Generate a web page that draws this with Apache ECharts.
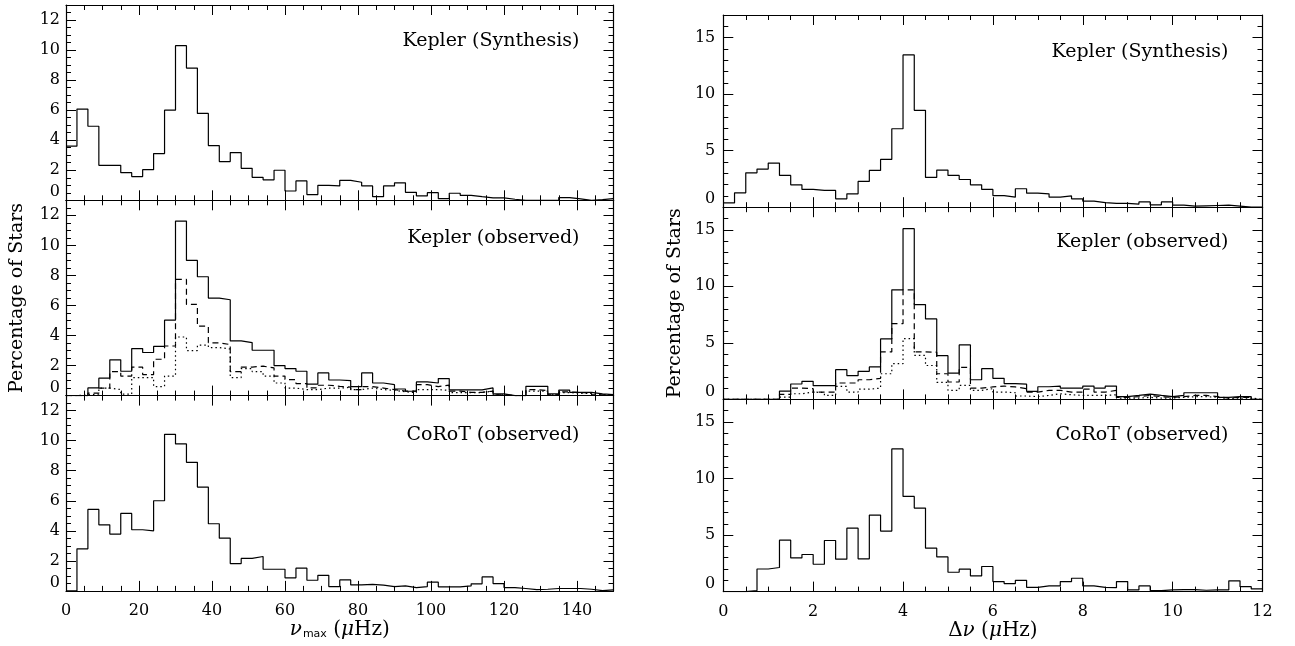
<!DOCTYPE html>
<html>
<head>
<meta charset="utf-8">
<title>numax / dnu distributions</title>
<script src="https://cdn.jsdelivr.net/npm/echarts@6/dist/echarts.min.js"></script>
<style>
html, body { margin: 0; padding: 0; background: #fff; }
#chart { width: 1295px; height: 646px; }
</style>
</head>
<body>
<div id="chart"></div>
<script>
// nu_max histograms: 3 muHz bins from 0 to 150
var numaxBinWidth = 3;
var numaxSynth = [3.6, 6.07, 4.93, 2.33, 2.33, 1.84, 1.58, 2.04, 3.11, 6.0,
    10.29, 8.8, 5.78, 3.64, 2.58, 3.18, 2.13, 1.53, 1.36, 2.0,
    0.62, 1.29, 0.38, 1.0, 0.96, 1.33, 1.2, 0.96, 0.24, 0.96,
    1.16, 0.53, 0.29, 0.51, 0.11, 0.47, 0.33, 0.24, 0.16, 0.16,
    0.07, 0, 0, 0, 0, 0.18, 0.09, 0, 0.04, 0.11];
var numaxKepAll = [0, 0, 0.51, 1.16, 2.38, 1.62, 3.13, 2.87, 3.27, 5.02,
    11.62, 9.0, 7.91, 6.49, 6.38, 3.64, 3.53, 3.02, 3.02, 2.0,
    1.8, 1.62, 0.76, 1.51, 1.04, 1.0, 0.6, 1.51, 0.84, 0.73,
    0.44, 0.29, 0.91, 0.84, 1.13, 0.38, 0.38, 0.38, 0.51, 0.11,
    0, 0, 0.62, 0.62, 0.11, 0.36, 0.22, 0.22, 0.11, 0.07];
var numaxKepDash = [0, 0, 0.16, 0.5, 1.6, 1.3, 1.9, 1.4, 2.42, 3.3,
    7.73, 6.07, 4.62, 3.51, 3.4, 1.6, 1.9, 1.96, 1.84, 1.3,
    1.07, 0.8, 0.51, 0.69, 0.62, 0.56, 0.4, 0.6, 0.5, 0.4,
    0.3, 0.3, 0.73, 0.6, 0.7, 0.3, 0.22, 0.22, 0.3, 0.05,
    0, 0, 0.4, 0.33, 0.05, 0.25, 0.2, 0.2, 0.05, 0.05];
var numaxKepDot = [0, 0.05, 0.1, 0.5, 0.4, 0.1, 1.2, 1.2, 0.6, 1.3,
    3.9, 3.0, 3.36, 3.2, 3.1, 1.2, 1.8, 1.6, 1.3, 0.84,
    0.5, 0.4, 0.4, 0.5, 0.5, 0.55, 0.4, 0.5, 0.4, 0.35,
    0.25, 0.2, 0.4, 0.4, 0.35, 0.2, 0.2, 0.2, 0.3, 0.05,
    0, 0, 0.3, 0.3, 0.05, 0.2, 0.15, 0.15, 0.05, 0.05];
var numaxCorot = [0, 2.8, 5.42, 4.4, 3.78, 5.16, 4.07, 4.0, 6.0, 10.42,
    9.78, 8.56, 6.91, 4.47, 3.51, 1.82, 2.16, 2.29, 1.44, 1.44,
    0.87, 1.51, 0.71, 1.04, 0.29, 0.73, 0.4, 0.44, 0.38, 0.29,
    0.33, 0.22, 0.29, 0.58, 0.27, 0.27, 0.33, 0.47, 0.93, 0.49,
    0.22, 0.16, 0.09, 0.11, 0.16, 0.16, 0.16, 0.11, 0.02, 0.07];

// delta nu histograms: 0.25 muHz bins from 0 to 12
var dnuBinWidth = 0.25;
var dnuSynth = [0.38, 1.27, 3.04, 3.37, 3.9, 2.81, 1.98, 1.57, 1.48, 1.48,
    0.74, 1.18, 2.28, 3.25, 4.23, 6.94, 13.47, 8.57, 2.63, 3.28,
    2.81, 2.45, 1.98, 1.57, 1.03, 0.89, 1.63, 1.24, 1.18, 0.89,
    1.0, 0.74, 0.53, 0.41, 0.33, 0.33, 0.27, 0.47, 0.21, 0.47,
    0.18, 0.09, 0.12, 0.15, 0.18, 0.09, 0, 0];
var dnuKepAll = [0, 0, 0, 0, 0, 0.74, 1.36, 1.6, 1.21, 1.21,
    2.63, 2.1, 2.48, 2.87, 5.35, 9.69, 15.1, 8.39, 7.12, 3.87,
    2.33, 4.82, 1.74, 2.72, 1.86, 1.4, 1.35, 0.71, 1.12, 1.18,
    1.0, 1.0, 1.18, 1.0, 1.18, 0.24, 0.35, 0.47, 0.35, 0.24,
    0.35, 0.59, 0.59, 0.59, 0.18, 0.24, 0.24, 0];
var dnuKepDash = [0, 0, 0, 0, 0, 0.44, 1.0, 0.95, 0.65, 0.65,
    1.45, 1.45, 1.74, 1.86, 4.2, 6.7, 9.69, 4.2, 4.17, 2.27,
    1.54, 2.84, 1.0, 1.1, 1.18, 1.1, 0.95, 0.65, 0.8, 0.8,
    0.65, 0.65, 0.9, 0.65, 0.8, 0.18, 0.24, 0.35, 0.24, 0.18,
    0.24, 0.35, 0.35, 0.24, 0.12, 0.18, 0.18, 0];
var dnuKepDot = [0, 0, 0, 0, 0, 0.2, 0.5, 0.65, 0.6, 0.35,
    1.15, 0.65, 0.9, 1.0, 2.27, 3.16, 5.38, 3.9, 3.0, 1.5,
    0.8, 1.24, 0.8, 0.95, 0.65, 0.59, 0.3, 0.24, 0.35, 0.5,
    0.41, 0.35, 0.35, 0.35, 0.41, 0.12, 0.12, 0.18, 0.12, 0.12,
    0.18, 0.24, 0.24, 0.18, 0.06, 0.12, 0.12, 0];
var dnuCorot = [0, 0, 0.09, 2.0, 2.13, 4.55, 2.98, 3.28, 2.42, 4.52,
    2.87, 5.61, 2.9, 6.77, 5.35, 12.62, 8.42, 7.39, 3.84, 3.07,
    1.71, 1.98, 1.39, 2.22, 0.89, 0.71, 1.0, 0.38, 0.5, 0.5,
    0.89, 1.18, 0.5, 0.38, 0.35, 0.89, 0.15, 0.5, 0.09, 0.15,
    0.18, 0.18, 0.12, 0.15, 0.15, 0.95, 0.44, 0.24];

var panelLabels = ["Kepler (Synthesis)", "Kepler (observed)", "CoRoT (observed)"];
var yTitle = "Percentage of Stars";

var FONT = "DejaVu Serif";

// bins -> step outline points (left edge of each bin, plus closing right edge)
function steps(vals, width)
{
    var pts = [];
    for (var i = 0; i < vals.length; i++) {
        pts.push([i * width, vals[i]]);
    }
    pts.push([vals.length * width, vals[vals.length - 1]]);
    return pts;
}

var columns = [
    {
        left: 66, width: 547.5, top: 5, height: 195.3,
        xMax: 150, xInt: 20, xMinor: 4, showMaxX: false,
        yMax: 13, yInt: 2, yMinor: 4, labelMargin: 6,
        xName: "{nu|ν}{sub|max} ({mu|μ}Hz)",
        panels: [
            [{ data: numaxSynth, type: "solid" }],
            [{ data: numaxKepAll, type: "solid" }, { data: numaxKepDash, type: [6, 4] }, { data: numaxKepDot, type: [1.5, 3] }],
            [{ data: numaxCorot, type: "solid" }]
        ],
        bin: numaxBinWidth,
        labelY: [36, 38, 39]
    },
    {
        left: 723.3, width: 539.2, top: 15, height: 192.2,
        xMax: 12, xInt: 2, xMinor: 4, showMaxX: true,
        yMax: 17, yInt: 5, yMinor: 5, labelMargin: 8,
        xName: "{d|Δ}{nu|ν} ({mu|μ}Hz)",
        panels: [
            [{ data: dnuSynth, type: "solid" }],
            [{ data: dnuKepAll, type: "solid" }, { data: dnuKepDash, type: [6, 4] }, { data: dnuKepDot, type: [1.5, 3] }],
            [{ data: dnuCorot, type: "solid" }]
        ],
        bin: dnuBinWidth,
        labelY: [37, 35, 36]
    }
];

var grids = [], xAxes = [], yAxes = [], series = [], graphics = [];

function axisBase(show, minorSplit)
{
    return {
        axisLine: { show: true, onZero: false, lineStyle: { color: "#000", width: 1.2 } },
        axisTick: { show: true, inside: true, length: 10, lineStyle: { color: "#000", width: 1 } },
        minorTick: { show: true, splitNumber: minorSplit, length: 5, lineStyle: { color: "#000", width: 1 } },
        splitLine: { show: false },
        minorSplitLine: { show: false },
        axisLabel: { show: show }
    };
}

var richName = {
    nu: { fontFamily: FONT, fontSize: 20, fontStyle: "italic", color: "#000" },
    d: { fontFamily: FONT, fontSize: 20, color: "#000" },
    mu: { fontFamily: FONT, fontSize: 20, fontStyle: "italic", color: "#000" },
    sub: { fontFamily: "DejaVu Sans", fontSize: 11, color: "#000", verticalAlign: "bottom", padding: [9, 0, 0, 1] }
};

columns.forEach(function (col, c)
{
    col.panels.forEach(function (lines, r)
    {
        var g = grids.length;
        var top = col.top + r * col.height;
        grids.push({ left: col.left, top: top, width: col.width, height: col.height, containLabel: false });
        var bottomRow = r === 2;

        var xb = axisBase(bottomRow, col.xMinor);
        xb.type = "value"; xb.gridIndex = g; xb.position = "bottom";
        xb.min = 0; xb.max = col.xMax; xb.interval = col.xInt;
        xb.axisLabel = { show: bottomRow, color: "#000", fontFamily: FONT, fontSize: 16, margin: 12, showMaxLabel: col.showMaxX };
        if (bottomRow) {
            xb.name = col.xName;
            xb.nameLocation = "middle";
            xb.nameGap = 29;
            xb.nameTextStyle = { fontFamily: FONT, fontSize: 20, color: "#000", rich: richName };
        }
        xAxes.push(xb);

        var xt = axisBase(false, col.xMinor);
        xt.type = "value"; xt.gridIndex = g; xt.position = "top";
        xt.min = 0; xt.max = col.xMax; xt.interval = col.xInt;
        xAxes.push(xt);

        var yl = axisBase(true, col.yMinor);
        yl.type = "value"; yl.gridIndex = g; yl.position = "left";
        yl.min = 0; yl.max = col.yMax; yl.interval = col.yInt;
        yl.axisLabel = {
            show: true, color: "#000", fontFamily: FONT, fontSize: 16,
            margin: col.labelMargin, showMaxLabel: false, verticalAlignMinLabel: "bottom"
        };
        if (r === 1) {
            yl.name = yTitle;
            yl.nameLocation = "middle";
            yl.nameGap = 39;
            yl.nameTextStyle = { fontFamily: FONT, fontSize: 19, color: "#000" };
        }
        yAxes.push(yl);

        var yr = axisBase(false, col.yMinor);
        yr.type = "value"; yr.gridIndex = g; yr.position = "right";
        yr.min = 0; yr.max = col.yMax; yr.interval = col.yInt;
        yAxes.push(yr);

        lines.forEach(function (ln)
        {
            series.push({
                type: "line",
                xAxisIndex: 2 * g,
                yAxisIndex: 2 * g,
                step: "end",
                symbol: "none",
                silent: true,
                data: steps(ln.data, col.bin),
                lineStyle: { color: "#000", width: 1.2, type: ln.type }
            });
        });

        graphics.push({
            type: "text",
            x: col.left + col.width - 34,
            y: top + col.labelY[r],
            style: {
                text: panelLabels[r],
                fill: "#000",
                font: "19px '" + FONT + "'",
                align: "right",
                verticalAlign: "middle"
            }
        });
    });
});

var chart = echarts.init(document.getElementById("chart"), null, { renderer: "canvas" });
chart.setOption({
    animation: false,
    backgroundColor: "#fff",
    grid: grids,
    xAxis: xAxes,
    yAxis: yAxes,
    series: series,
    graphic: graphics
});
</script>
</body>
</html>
━━━━━━━━━━
WHAT THE TASK ASKS: Would you reproduce the lines above, from the very first through the line containing "0.22, 0.16, 0.09, 0.11, 0.16, 0.16, 0.16, 0.11, 0.02, 0.07];", exactly and without the pictures?

ANSWER TO THE TASK:
Generate a web page that draws this with Apache ECharts.
<!DOCTYPE html>
<html>
<head>
<meta charset="utf-8">
<title>numax / dnu distributions</title>
<script src="https://cdn.jsdelivr.net/npm/echarts@6/dist/echarts.min.js"></script>
<style>
html, body { margin: 0; padding: 0; background: #fff; }
#chart { width: 1295px; height: 646px; }
</style>
</head>
<body>
<div id="chart"></div>
<script>
// nu_max histograms: 3 muHz bins from 0 to 150
var numaxBinWidth = 3;
var numaxSynth = [3.6, 6.07, 4.93, 2.33, 2.33, 1.84, 1.58, 2.04, 3.11, 6.0,
    10.29, 8.8, 5.78, 3.64, 2.58, 3.18, 2.13, 1.53, 1.36, 2.0,
    0.62, 1.29, 0.38, 1.0, 0.96, 1.33, 1.2, 0.96, 0.24, 0.96,
    1.16, 0.53, 0.29, 0.51, 0.11, 0.47, 0.33, 0.24, 0.16, 0.16,
    0.07, 0, 0, 0, 0, 0.18, 0.09, 0, 0.04, 0.11];
var numaxKepAll = [0, 0, 0.51, 1.16, 2.38, 1.62, 3.13, 2.87, 3.27, 5.02,
    11.62, 9.0, 7.91, 6.49, 6.38, 3.64, 3.53, 3.02, 3.02, 2.0,
    1.8, 1.62, 0.76, 1.51, 1.04, 1.0, 0.6, 1.51, 0.84, 0.73,
    0.44, 0.29, 0.91, 0.84, 1.13, 0.38, 0.38, 0.38, 0.51, 0.11,
    0, 0, 0.62, 0.62, 0.11, 0.36, 0.22, 0.22, 0.11, 0.07];
var numaxKepDash = [0, 0, 0.16, 0.5, 1.6, 1.3, 1.9, 1.4, 2.42, 3.3,
    7.73, 6.07, 4.62, 3.51, 3.4, 1.6, 1.9, 1.96, 1.84, 1.3,
    1.07, 0.8, 0.51, 0.69, 0.62, 0.56, 0.4, 0.6, 0.5, 0.4,
    0.3, 0.3, 0.73, 0.6, 0.7, 0.3, 0.22, 0.22, 0.3, 0.05,
    0, 0, 0.4, 0.33, 0.05, 0.25, 0.2, 0.2, 0.05, 0.05];
var numaxKepDot = [0, 0.05, 0.1, 0.5, 0.4, 0.1, 1.2, 1.2, 0.6, 1.3,
    3.9, 3.0, 3.36, 3.2, 3.1, 1.2, 1.8, 1.6, 1.3, 0.84,
    0.5, 0.4, 0.4, 0.5, 0.5, 0.55, 0.4, 0.5, 0.4, 0.35,
    0.25, 0.2, 0.4, 0.4, 0.35, 0.2, 0.2, 0.2, 0.3, 0.05,
    0, 0, 0.3, 0.3, 0.05, 0.2, 0.15, 0.15, 0.05, 0.05];
var numaxCorot = [0, 2.8, 5.42, 4.4, 3.78, 5.16, 4.07, 4.0, 6.0, 10.42,
    9.78, 8.56, 6.91, 4.47, 3.51, 1.82, 2.16, 2.29, 1.44, 1.44,
    0.87, 1.51, 0.71, 1.04, 0.29, 0.73, 0.4, 0.44, 0.38, 0.29,
    0.33, 0.22, 0.29, 0.58, 0.27, 0.27, 0.33, 0.47, 0.93, 0.49,
    0.22, 0.16, 0.09, 0.11, 0.16, 0.16, 0.16, 0.11, 0.02, 0.07];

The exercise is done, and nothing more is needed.